TASK STATEMENT: Restate, exactly and without pictures, the lines from the start of the listing below through the line holding "W, H = 627, 434".

SUPPLIED INFORMATION:
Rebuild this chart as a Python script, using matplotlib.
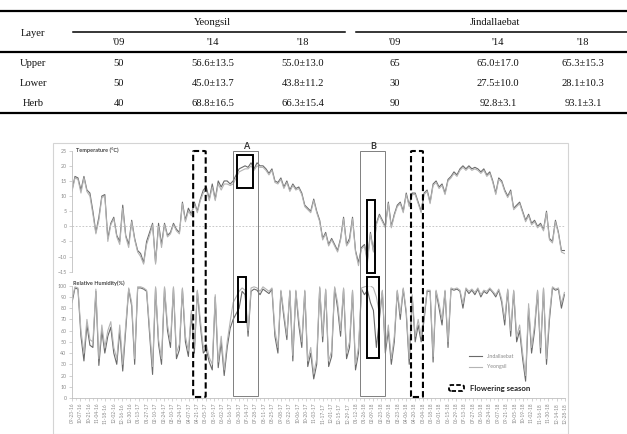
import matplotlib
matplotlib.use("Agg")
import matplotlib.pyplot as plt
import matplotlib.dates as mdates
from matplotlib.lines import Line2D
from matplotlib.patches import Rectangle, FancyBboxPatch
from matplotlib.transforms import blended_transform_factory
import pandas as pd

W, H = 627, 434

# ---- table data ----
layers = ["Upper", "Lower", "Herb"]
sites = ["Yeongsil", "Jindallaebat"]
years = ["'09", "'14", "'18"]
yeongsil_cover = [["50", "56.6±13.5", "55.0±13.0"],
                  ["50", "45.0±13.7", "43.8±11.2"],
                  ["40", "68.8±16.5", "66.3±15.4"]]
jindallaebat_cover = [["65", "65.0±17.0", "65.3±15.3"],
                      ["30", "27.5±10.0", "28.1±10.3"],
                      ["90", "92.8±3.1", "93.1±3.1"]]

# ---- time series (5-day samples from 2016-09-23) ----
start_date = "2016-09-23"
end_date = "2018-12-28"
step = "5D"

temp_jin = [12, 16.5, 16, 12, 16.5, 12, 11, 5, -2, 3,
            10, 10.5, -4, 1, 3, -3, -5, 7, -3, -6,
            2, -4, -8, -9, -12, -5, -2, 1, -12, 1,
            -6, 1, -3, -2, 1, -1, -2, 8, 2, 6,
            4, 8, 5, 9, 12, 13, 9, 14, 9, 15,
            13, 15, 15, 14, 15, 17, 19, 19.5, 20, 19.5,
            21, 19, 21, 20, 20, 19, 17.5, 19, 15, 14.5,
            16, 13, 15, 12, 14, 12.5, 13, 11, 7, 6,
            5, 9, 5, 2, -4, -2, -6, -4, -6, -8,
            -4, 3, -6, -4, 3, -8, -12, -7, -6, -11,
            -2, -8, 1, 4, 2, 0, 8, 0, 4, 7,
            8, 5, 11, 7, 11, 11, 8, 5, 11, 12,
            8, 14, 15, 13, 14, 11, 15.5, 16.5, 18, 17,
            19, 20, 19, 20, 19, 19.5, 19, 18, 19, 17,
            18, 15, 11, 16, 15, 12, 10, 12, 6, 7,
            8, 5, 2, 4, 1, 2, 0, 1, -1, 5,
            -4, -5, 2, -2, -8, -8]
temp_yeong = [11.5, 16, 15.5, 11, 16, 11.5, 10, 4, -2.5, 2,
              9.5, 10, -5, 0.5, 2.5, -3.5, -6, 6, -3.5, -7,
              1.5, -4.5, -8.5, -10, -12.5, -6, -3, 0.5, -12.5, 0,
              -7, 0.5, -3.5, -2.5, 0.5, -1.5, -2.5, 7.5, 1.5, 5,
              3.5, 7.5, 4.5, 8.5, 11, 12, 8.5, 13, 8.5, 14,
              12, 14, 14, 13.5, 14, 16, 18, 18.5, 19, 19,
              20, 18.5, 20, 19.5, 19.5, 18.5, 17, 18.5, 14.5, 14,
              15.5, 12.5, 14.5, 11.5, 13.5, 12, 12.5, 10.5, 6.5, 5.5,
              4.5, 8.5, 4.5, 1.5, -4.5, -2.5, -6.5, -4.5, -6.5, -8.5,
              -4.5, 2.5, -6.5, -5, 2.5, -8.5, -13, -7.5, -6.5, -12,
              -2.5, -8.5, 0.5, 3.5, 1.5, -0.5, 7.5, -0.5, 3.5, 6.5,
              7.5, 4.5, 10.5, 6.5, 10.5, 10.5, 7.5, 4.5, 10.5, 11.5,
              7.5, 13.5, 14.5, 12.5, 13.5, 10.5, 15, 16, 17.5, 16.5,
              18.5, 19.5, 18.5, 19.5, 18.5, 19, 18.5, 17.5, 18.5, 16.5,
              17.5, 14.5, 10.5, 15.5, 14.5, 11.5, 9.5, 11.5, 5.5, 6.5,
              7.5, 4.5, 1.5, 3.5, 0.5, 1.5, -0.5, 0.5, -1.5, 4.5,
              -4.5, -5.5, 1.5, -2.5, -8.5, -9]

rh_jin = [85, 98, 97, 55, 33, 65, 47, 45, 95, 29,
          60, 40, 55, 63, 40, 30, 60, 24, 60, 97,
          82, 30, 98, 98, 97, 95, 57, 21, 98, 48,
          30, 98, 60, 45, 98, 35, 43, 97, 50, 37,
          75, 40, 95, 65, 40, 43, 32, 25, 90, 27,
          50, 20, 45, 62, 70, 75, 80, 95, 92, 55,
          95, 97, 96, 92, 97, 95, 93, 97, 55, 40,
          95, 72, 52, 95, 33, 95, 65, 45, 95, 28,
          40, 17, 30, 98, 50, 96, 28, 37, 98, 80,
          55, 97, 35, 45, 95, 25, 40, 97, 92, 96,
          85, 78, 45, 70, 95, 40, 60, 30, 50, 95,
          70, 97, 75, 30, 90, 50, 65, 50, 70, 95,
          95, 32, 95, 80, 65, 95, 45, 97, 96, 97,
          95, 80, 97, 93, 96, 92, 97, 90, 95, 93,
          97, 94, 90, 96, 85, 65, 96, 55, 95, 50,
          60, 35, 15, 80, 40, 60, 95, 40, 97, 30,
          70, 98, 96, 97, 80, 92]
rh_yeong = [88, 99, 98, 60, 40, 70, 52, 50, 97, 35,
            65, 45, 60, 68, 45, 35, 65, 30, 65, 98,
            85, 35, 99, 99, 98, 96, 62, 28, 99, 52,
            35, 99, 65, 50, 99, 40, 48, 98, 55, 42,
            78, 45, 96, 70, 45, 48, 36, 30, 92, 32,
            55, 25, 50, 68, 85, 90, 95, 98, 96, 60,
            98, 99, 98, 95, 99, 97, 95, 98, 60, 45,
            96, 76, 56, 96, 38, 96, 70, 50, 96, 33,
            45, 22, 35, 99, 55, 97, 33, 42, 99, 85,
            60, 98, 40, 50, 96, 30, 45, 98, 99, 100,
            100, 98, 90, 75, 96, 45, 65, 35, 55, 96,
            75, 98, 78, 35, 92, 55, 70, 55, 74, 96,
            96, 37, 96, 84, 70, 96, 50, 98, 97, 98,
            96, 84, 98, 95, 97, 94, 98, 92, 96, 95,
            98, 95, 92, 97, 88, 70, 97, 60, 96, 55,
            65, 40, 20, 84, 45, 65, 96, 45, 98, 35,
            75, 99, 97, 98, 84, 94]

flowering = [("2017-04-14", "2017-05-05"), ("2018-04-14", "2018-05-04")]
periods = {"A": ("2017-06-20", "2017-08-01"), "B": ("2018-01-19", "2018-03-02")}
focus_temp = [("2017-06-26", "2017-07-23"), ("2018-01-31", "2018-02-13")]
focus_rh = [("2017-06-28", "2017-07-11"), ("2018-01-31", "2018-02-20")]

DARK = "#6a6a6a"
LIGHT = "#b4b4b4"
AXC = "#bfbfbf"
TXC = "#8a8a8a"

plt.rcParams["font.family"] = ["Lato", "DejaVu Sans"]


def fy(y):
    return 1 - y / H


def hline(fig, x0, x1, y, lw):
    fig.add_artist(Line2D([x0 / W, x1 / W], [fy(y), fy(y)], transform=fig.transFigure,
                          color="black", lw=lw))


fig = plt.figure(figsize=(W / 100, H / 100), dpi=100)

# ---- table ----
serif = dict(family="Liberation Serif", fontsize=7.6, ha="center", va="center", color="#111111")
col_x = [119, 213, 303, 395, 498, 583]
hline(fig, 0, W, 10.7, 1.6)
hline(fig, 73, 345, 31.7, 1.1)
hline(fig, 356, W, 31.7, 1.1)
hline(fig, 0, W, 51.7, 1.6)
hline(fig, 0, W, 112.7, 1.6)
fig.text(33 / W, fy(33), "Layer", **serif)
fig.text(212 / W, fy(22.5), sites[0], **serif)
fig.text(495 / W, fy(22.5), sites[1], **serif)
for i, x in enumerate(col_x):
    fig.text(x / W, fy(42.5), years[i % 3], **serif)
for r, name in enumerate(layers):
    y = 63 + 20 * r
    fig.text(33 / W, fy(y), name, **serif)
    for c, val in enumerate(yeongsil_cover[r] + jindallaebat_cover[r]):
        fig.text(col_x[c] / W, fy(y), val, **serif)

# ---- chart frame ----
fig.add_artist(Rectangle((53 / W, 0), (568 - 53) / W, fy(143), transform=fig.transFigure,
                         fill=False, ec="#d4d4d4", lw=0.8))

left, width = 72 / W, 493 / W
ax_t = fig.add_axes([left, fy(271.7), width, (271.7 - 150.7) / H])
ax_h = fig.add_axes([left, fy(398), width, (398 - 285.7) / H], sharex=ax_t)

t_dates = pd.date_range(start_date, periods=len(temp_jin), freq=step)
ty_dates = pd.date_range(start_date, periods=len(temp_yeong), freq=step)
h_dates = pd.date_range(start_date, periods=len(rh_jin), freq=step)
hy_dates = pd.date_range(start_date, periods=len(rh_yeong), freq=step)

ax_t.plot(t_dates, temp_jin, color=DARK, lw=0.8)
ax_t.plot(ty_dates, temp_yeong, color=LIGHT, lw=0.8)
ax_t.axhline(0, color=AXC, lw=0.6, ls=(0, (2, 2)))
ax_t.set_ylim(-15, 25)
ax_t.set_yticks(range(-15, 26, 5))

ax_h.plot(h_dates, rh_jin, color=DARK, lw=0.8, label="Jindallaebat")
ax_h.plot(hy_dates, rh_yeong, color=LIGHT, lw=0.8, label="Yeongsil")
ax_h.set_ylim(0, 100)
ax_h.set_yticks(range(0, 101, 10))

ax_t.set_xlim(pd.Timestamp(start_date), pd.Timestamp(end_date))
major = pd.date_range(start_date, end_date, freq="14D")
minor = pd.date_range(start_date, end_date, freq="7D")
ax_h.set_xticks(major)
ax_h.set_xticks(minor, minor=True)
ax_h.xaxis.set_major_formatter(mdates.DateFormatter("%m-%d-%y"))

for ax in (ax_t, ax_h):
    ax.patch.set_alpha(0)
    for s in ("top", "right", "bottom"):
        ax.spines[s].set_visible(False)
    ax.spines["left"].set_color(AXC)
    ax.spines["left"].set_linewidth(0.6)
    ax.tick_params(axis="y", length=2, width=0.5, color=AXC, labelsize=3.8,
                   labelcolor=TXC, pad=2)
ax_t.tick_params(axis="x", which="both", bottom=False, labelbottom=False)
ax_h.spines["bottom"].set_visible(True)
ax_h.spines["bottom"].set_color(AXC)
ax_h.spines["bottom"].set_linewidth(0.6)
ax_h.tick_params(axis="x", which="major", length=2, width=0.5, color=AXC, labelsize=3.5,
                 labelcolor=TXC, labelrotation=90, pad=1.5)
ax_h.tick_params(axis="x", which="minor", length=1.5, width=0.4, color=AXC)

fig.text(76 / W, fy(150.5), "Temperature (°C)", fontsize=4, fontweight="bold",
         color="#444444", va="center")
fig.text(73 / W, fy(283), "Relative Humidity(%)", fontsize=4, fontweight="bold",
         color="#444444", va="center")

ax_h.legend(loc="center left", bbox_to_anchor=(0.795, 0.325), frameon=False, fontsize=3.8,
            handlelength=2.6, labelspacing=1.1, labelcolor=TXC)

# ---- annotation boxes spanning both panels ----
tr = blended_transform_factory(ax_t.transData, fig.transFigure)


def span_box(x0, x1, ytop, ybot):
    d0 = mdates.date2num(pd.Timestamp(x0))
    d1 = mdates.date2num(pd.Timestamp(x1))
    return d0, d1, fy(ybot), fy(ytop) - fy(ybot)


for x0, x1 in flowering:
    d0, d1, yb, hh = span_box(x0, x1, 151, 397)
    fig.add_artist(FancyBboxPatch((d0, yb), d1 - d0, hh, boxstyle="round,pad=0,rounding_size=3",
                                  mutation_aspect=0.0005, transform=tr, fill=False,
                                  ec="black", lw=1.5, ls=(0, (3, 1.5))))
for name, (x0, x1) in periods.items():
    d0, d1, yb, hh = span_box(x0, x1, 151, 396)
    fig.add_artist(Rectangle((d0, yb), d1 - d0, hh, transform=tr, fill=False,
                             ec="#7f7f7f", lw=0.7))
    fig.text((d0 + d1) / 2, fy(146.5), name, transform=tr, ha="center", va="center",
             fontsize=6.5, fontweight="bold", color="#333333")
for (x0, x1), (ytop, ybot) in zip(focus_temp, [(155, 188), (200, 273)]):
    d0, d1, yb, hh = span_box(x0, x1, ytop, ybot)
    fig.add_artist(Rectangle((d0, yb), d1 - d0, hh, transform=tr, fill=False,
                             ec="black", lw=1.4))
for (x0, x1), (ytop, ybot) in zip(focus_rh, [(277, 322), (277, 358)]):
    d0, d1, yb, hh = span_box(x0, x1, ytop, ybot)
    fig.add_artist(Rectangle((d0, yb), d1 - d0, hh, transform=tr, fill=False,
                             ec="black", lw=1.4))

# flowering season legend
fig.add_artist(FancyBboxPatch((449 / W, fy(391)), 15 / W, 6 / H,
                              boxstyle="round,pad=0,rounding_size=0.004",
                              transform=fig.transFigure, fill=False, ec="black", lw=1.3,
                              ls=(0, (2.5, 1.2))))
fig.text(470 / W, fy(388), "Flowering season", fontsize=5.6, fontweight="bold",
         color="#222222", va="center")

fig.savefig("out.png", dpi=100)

EXPECTED OUTPUT:
Rebuild this chart as a Python script, using matplotlib.
import matplotlib
matplotlib.use("Agg")
import matplotlib.pyplot as plt
import matplotlib.dates as mdates
from matplotlib.lines import Line2D
from matplotlib.patches import Rectangle, FancyBboxPatch
from matplotlib.transforms import blended_transform_factory
import pandas as pd

W, H = 627, 434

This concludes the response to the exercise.